Durbin Marks Fifth Anniversary of First Step Act by Meeting with Formerly Incarcerated Members of FAMM

WASHINGTON – U.S. Senate Majority Whip Dick Durbin (D-IL), Chair of the Senate Judiciary Committee, along with U.S. Senator Cory Booker (D-NJ), Chair of the Subcommittee on Criminal Justice and Counterterrorism, today met with members of FAMM, including more than 20 individuals impacted by the First Step Act ahead of the legislation’s fifth anniversary.  During the meeting, Durbin heard stories from formerly incarcerated individuals about how the First Step Act impacted their experience with the criminal justice system.  Durbin also reiterated his commitment to ensuring that the First Step Act is properly implemented and that incarcerated individuals are afforded the reforms, programs, and assistance laid out for them in the legislation.

“Five years ago, Congress came together to pass the First Step Act, the most important criminal justice reform legislation in a generation.  Today, I was able to mark this momentous anniversary by meeting with formerly incarcerated individuals and other members of FAMM, who share my goal of improving our system of justice,” said Durbin.  “The success of the overwhelming majority of individuals released under the First Step Act demonstrates that reducing the population in our overcrowded prisons can be done safely and effectively.  It is, however, just the first step. To keep making our justice system fairer and our communities safer, we must continue reforming our outdated sentencing laws and providing opportunities for those who are incarcerated to reenter society successfully.”

Photos of the meeting are available here.

In 2010, President Obama signed into law Durbin’s Fair Sentencing Act, which lowered the sentencing disparity between crack and powder cocaine from 100:1 to 18:1. 

In 2018, President Trump signed into law Durbin’s landmark bipartisanFirst Step Act, which made the Fair Sentencing Act’s reforms retroactive.  Most notably, the First Step Act required the Department of Justice to develop a risk and needs assessment system requiring the federal Bureau of Prisons (BOP) to assess the recidivism risk of all prisoners, place them in programs and activities to reduce risk, and permit early transition into prerelease custody based on earned time credits; reduced mandatory minimum sentences for some drug trafficking offenses; expanded the safety valve to allow judges to sentence low-level, nonviolent drug offenders with minor criminal histories to less than the required mandatory minimums; and authorized incarcerated individuals to file compassionate release motions in federal court. 

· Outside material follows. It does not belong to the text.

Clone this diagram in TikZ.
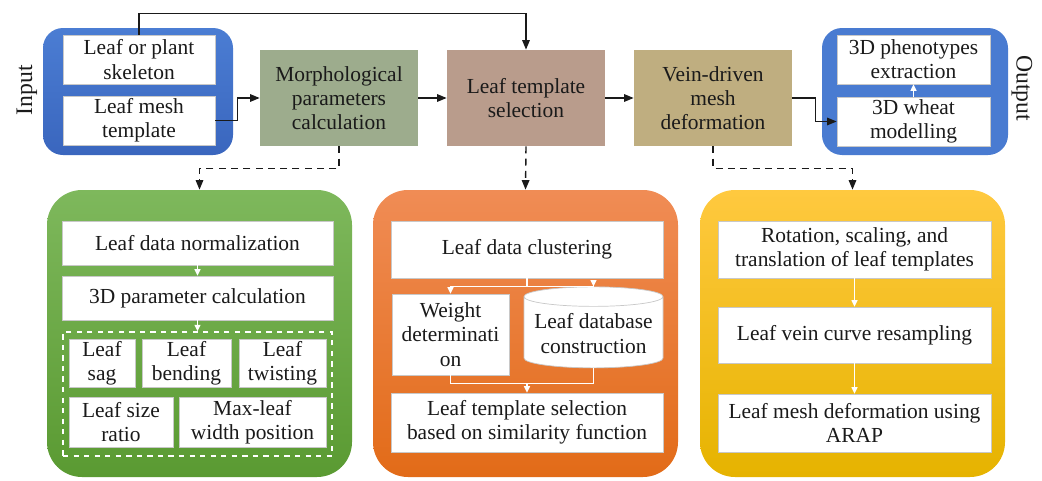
\documentclass[tikz,border=0pt]{standalone}
\usepackage{fontspec}
\setmainfont{LiberationSerif}[Extension=.ttf,UprightFont=*-Regular,BoldFont=*-Bold,ItalicFont=*-Italic]
\usetikzlibrary{arrows.meta,positioning,shapes.geometric}
\definecolor{iotop}{HTML}{4B7DD3}
\definecolor{iobot}{HTML}{3A66BE}
\definecolor{morphgreen}{HTML}{9DAC8D}
\definecolor{selbrown}{HTML}{B99C8C}
\definecolor{veinkhaki}{HTML}{BFAE80}
\definecolor{greentop}{HTML}{7EB85C}
\definecolor{greenbot}{HTML}{5A9A32}
\definecolor{orangetop}{HTML}{F08C55}
\definecolor{orangebot}{HTML}{E26B18}
\definecolor{goldtop}{HTML}{FFC93F}
\definecolor{goldbot}{HTML}{E6B300}
\definecolor{edgegray}{HTML}{C8C8C8}
\definecolor{ink}{HTML}{1A1A1A}
\newcommand{\boxfont}{\rmfamily\fontsize{12.2}{13.8}\selectfont}
\tikzset{
  stage/.style={
    align=center,
    inner sep=2pt,
    font=\boxfont,
    text=ink,
    minimum width=3.16cm,
    minimum height=1.92cm
  },
  wbox/.style={
    fill=white,
    draw=edgegray,
    line width=0.4pt,
    align=center,
    inner sep=1pt,
    font=\boxfont,
    text=ink
  },
  ioframe/.style={
    rounded corners=0.4cm,
    minimum height=2.54cm
  },
  panel/.style={
    rounded corners=0.7cm,
    minimum width=6.10cm,
    minimum height=5.74cm
  },
  sidelabel/.style={
    font=\rmfamily\fontsize{13.5}{15}\selectfont,
    text=ink,
    inner sep=0pt
  },
  arrow/.style={
    -{Triangle[length=1.9mm,width=1.5mm]},
    draw=ink,
    line width=0.8pt
  },
  dasharrow/.style={
    arrow,
    dash pattern=on 4pt off 3pt
  },
  wline/.style={
    draw=white,
    line width=0.7pt
  },
  warrow/.style={
    wline,
    -{Triangle[length=1.3mm,width=1.2mm]}
  }
}

\begin{document}
\begin{tikzpicture}[x=1cm,y=1cm]
  \useasboundingbox (0,0) rectangle (20.84,9.6);

  % input / output
  \node[ioframe, minimum width=3.80cm, top color=iotop, bottom color=iobot] (inputgroup) at (2.76,7.77) {};
  \node[wbox, minimum width=3.04cm, minimum height=0.98cm] (skel) at (2.78,8.41)
    {Leaf or plant\\skeleton};
  \node[wbox, minimum width=3.04cm, minimum height=0.98cm] (mesh) at (2.78,7.19)
    {Leaf mesh\\template};
  \node[sidelabel, rotate=90] (inlabel) at (0.54,7.80) {Input};

  \node[ioframe, minimum width=3.72cm, fill=iotop!90!iobot] (outputgroup) at (18.30,7.77) {};
  \node[wbox, minimum width=3.06cm, minimum height=0.98cm] (pheno) at (18.27,8.41)
    {3D phenotypes\\extraction};
  \node[wbox, minimum width=3.06cm, minimum height=0.98cm] (model) at (18.27,7.17)
    {3D wheat\\modelling};
  \node[sidelabel, rotate=-90] (outlabel) at (20.44,7.84) {Output};

  % main stages
  \node[stage, fill=morphgreen] (morph) at (6.78,7.64)
    {Morphological\\parameters\\calculation};
  \node[stage, fill=selbrown] (tmpl) at (10.52,7.64)
    {Leaf template\\selection};
  \node[stage, fill=veinkhaki] (vein) at (14.26,7.64)
    {Vein-driven\\mesh\\deformation};

  \draw[arrow] (skel.north) -- ++(0,0.42) -| (tmpl.north);
  \draw[arrow] (mesh.east) -- ++(0.44,0) |- (morph.west);
  \draw[arrow] (morph.east) -- (tmpl.west);
  \draw[arrow] (tmpl.east) -- (vein.west);
  \draw[arrow] (vein.east) -- ++(0.46,0) |- (model.west);
  \draw[warrow] (model.north) -- (pheno.south);

  % morphological parameters panel
  \node[panel, top color=greentop, bottom color=greenbot] (morphpanel) at (3.99,2.93) {};
  \node[wbox, minimum width=5.42cm, minimum height=0.88cm] (norm) at (3.95,4.74)
    {Leaf data normalization};
  \node[wbox, minimum width=5.42cm, minimum height=0.88cm] (param) at (3.95,3.64)
    {3D parameter calculation};
  \node[draw=white, dashed, line width=0.8pt, minimum width=5.38cm, minimum height=2.48cm] (params) at (3.95,1.72) {};
  \node[wbox, minimum width=1.32cm, minimum height=0.94cm] (sag) at (2.04,2.33)
    {Leaf\\sag};
  \node[wbox, minimum width=1.78cm, minimum height=0.94cm] (bend) at (3.73,2.33)
    {Leaf\\bending};
  \node[wbox, minimum width=1.74cm, minimum height=0.94cm] (twist) at (5.65,2.33)
    {Leaf\\twisting};
  \node[wbox, minimum width=2.08cm, minimum height=1.00cm] (ratio) at (2.42,1.16)
    {Leaf size\\ratio};
  \node[wbox, minimum width=2.94cm, minimum height=1.00cm] (maxw) at (5.05,1.16)
    {Max-leaf\\width position};
  \draw[warrow] (norm.south) -- (param.north);
  \draw[warrow] (param.south) -- (params.north);

  % template selection panel
  \node[panel, top color=orangetop, bottom color=orangebot] (selpanel) at (10.51,2.93) {};
  \node[wbox, minimum width=5.44cm, minimum height=1.14cm] (clust) at (10.54,4.61)
    {Leaf data clustering};
  \node[wbox, minimum width=2.34cm, minimum height=1.62cm] (weight) at (9.01,2.91)
    {Weight\\determinati\\on};
  \node[wbox, cylinder, shape border rotate=90, aspect=0.16,
    minimum width=2.78cm, minimum height=1.62cm] (dbase) at (11.87,2.93)
    {Leaf database\\construction};
  \node[wbox, minimum width=5.44cm, minimum height=1.18cm] (select) at (10.54,1.15)
    {Leaf template selection\\based on similarity function};
  \path (clust.south) ++(0,-0.16) coordinate (split);
  \path (select.north) ++(0,0.18) coordinate (merge);
  \draw[wline] (clust.south) -- (split);
  \draw[warrow] (split) -| (weight.north);
  \draw[warrow] (split) -| (dbase.north);
  \draw[wline] (weight.south) |- (merge) -| (dbase.south);
  \draw[warrow] (merge) -- (select.north);

  % mesh deformation panel
  \node[panel, top color=goldtop, bottom color=goldbot] (deformpanel) at (17.05,2.93) {};
  \node[wbox, minimum width=5.46cm, minimum height=1.14cm] (rot) at (17.09,4.61)
    {Rotation, scaling, and\\translation of leaf templates};
  \node[wbox, minimum width=5.46cm, minimum height=1.12cm] (resamp) at (17.09,2.90)
    {Leaf vein curve resampling};
  \node[wbox, minimum width=5.46cm, minimum height=1.16cm] (arap) at (17.09,1.14)
    {Leaf mesh deformation using\\ARAP};
  \draw[warrow] (rot.south) -- (resamp.north);
  \draw[warrow] (resamp.south) -- (arap.north);

  % stage to panel links
  \draw[dasharrow] (morph.south) -- ++(0,-0.44) -| (morphpanel.north);
  \draw[dasharrow] (tmpl.south) -- (selpanel.north);
  \draw[dasharrow] (vein.south) -- ++(0,-0.44) -| (deformpanel.north);
\end{tikzpicture}
\end{document}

These reforms have been tremendously successful.  Of the 29,944 incarcerated adults released under First Step Act reforms through January 2023, only 12.4 percent have been arrested for new crimes.  By comparison, the overall BOP recidivism rate currently stands at around 43 percent.  To date, there have been 3,980 retroactive sentence reductions and 4,639 compassionate release motions granted.

Continuing his efforts to improve the criminal justice system, Durbin has introduced the Safer Detention Act, which would further expand the Elderly Home Detention Pilot Program and compassionate release; the Prohibiting Punishment of Acquitted Conduct Act, which would end the unjust practice of judges increasing sentences based on conduct for which a defendant has been acquitted; and the First Step Implementation Act, which would further advance the goals of the First Step Act, including by allowing courts to retroactively apply First Step Act sentencing reforms.